§ **Instruction**
Restate the material word for word and leave out anything that is a picture.

§ **Source material**

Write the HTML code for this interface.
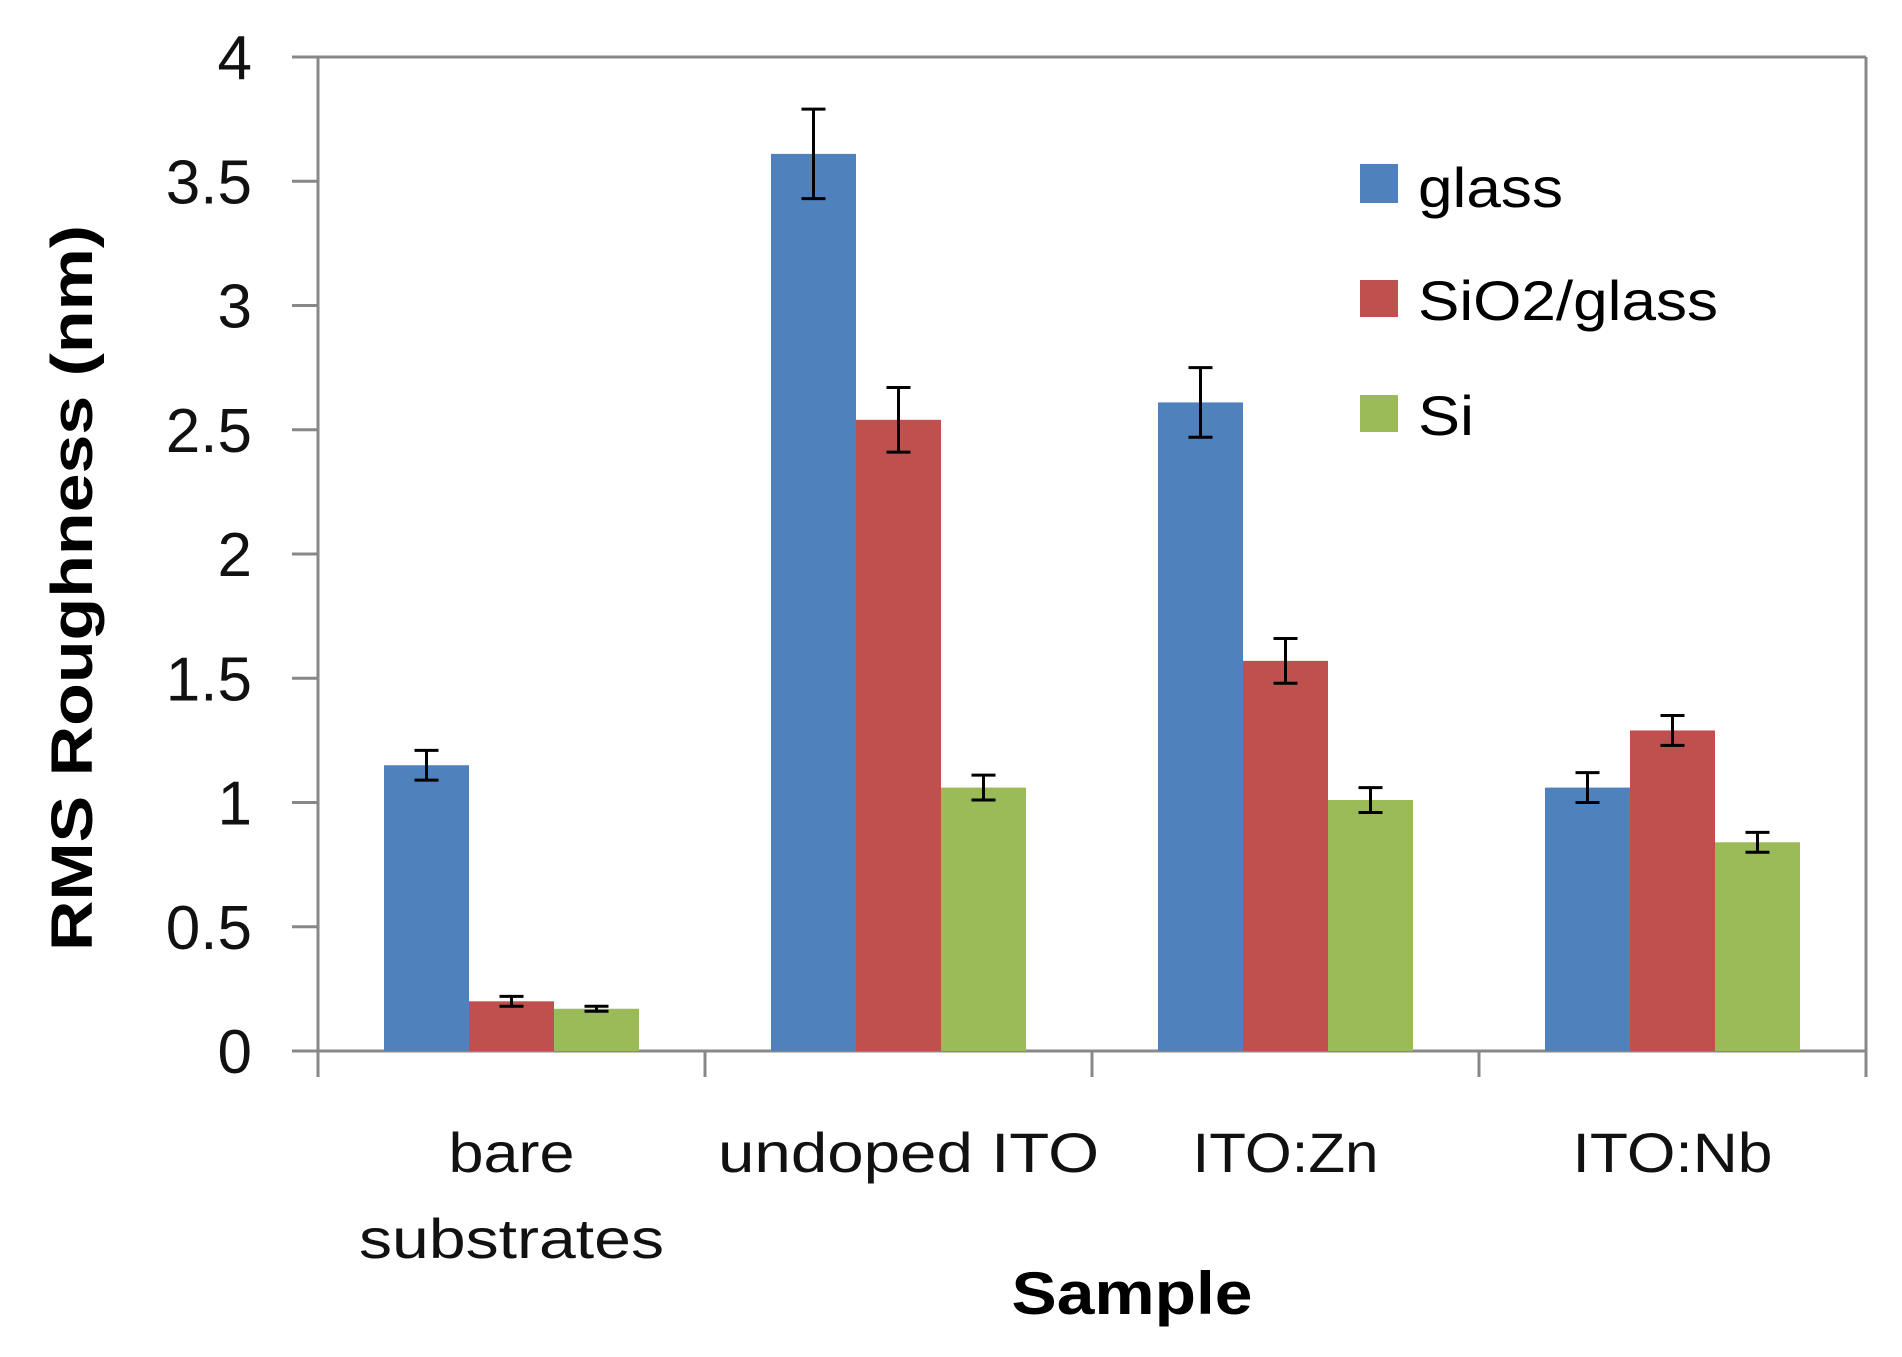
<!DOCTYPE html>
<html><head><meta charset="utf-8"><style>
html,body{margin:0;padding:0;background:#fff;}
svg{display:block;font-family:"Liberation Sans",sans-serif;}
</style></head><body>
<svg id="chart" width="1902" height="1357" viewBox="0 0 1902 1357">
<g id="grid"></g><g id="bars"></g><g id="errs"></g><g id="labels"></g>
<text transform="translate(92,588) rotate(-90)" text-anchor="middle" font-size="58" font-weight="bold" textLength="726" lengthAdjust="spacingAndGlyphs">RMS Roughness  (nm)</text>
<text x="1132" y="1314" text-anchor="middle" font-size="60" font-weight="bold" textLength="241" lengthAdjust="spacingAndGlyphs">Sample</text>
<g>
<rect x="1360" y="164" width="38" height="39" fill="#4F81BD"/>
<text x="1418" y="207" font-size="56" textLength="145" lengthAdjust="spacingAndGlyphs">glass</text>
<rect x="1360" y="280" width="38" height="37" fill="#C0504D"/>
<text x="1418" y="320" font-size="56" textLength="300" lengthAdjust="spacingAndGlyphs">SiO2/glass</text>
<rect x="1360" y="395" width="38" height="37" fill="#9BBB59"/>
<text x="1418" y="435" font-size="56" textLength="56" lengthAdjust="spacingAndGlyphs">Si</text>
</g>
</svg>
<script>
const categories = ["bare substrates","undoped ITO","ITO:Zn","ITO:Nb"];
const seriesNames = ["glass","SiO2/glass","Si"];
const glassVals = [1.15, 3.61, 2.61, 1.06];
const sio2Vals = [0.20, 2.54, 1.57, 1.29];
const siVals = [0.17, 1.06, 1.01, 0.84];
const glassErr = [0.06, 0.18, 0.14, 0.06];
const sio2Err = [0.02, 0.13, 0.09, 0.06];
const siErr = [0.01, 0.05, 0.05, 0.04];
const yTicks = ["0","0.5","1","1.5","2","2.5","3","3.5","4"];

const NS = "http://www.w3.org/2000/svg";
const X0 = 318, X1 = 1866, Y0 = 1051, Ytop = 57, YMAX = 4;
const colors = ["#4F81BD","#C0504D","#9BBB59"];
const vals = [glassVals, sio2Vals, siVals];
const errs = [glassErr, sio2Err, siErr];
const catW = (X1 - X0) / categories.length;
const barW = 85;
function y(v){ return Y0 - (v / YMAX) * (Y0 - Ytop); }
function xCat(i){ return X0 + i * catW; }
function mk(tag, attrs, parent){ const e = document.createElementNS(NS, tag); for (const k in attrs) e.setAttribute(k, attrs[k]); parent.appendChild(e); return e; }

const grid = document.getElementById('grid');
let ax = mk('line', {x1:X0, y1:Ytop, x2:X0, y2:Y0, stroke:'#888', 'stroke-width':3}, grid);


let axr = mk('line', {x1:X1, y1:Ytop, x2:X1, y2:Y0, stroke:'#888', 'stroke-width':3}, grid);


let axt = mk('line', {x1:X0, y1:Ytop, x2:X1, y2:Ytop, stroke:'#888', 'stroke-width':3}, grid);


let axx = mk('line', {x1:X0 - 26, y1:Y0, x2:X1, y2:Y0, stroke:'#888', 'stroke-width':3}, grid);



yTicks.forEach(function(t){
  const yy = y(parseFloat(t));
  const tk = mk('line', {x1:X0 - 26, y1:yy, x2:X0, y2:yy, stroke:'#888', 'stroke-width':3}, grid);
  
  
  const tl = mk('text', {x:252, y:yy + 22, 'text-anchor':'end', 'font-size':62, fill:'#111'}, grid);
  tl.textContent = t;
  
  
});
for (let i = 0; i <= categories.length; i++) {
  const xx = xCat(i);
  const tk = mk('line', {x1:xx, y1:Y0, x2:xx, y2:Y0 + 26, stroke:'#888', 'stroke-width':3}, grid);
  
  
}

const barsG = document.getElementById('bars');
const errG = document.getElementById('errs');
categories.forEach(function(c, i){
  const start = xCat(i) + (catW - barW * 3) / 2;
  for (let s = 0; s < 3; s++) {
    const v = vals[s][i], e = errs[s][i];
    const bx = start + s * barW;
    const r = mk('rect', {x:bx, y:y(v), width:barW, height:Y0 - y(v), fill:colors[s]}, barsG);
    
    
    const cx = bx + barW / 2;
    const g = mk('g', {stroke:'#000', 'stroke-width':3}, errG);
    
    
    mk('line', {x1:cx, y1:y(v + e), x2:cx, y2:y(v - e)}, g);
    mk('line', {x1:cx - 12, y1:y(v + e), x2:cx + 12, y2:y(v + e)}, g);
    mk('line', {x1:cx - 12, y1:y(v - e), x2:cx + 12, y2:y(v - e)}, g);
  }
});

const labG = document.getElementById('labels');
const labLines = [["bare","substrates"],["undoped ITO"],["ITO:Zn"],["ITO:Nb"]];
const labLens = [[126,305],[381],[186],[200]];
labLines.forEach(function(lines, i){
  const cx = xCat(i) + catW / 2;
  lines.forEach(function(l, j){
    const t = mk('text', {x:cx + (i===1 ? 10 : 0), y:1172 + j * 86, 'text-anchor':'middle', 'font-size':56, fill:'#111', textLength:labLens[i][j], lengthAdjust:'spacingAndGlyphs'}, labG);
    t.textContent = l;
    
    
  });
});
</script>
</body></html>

§ **Output below**
Write the HTML code for this interface.
<!DOCTYPE html>
<html><head><meta charset="utf-8"><style>
html,body{margin:0;padding:0;background:#fff;}
svg{display:block;font-family:"Liberation Sans",sans-serif;}
</style></head><body>
<svg id="chart" width="1902" height="1357" viewBox="0 0 1902 1357">
<g id="grid"></g><g id="bars"></g><g id="errs"></g><g id="labels"></g>
<text transform="translate(92,588) rotate(-90)" text-anchor="middle" font-size="58" font-weight="bold" textLength="726" lengthAdjust="spacingAndGlyphs">RMS Roughness  (nm)</text>
<text x="1132" y="1314" text-anchor="middle" font-size="60" font-weight="bold" textLength="241" lengthAdjust="spacingAndGlyphs">Sample</text>
<g>
<rect x="1360" y="164" width="38" height="39" fill="#4F81BD"/>
<text x="1418" y="207" font-size="56" textLength="145" lengthAdjust="spacingAndGlyphs">glass</text>
<rect x="1360" y="280" width="38" height="37" fill="#C0504D"/>
<text x="1418" y="320" font-size="56" textLength="300" lengthAdjust="spacingAndGlyphs">SiO2/glass</text>
<rect x="1360" y="395" width="38" height="37" fill="#9BBB59"/>
<text x="1418" y="435" font-size="56" textLength="56" lengthAdjust="spacingAndGlyphs">Si</text>
</g>
</svg>
<script>
const categories = ["bare substrates","undoped ITO","ITO:Zn","ITO:Nb"];
const seriesNames = ["glass","SiO2/glass","Si"];
const glassVals = [1.15, 3.61, 2.61, 1.06];
const sio2Vals = [0.20, 2.54, 1.57, 1.29];
const siVals = [0.17, 1.06, 1.01, 0.84];
const glassErr = [0.06, 0.18, 0.14, 0.06];
const sio2Err = [0.02, 0.13, 0.09, 0.06];
const siErr = [0.01, 0.05, 0.05, 0.04];
const yTicks = ["0","0.5","1","1.5","2","2.5","3","3.5","4"];

const NS = "http://www.w3.org/2000/svg";
const X0 = 318, X1 = 1866, Y0 = 1051, Ytop = 57, YMAX = 4;
const colors = ["#4F81BD","#C0504D","#9BBB59"];
const vals = [glassVals, sio2Vals, siVals];
const errs = [glassErr, sio2Err, siErr];
const catW = (X1 - X0) / categories.length;
const barW = 85;
function y(v){ return Y0 - (v / YMAX) * (Y0 - Ytop); }
function xCat(i){ return X0 + i * catW; }
function mk(tag, attrs, parent){ const e = document.createElementNS(NS, tag); for (const k in attrs) e.setAttribute(k, attrs[k]); parent.appendChild(e); return e; }

const grid = document.getElementById('grid');
let ax = mk('line', {x1:X0, y1:Ytop, x2:X0, y2:Y0, stroke:'#888', 'stroke-width':3}, grid);


let axr = mk('line', {x1:X1, y1:Ytop, x2:X1, y2:Y0, stroke:'#888', 'stroke-width':3}, grid);


let axt = mk('line', {x1:X0, y1:Ytop, x2:X1, y2:Ytop, stroke:'#888', 'stroke-width':3}, grid);


let axx = mk('line', {x1:X0 - 26, y1:Y0, x2:X1, y2:Y0, stroke:'#888', 'stroke-width':3}, grid);



yTicks.forEach(function(t){
  const yy = y(parseFloat(t));
  const tk = mk('line', {x1:X0 - 26, y1:yy, x2:X0, y2:yy, stroke:'#888', 'stroke-width':3}, grid);
  
  
  const tl = mk('text', {x:252, y:yy + 22, 'text-anchor':'end', 'font-size':62, fill:'#111'}, grid);
  tl.textContent = t;
  
  
});
for (let i = 0; i <= categories.length; i++) {
  const xx = xCat(i);
  const tk = mk('line', {x1:xx, y1:Y0, x2:xx, y2:Y0 + 26, stroke:'#888', 'stroke-width':3}, grid);
  
  
}

const barsG = document.getElementById('bars');
const errG = document.getElementById('errs');
categories.forEach(function(c, i){
  const start = xCat(i) + (catW - barW * 3) / 2;
  for (let s = 0; s < 3; s++) {
    const v = vals[s][i], e = errs[s][i];
    const bx = start + s * barW;
    const r = mk('rect', {x:bx, y:y(v), width:barW, height:Y0 - y(v), fill:colors[s]}, barsG);
    
    
    const cx = bx + barW / 2;
    const g = mk('g', {stroke:'#000', 'stroke-width':3}, errG);
    
    
    mk('line', {x1:cx, y1:y(v + e), x2:cx, y2:y(v - e)}, g);
    mk('line', {x1:cx - 12, y1:y(v + e), x2:cx + 12, y2:y(v + e)}, g);
    mk('line', {x1:cx - 12, y1:y(v - e), x2:cx + 12, y2:y(v - e)}, g);
  }
});

const labG = document.getElementById('labels');
const labLines = [["bare","substrates"],["undoped ITO"],["ITO:Zn"],["ITO:Nb"]];
const labLens = [[126,305],[381],[186],[200]];
labLines.forEach(function(lines, i){
  const cx = xCat(i) + catW / 2;
  lines.forEach(function(l, j){
    const t = mk('text', {x:cx + (i===1 ? 10 : 0), y:1172 + j * 86, 'text-anchor':'middle', 'font-size':56, fill:'#111', textLength:labLens[i][j], lengthAdjust:'spacingAndGlyphs'}, labG);
    t.textContent = l;
    
    
  });
});
</script>
</body></html>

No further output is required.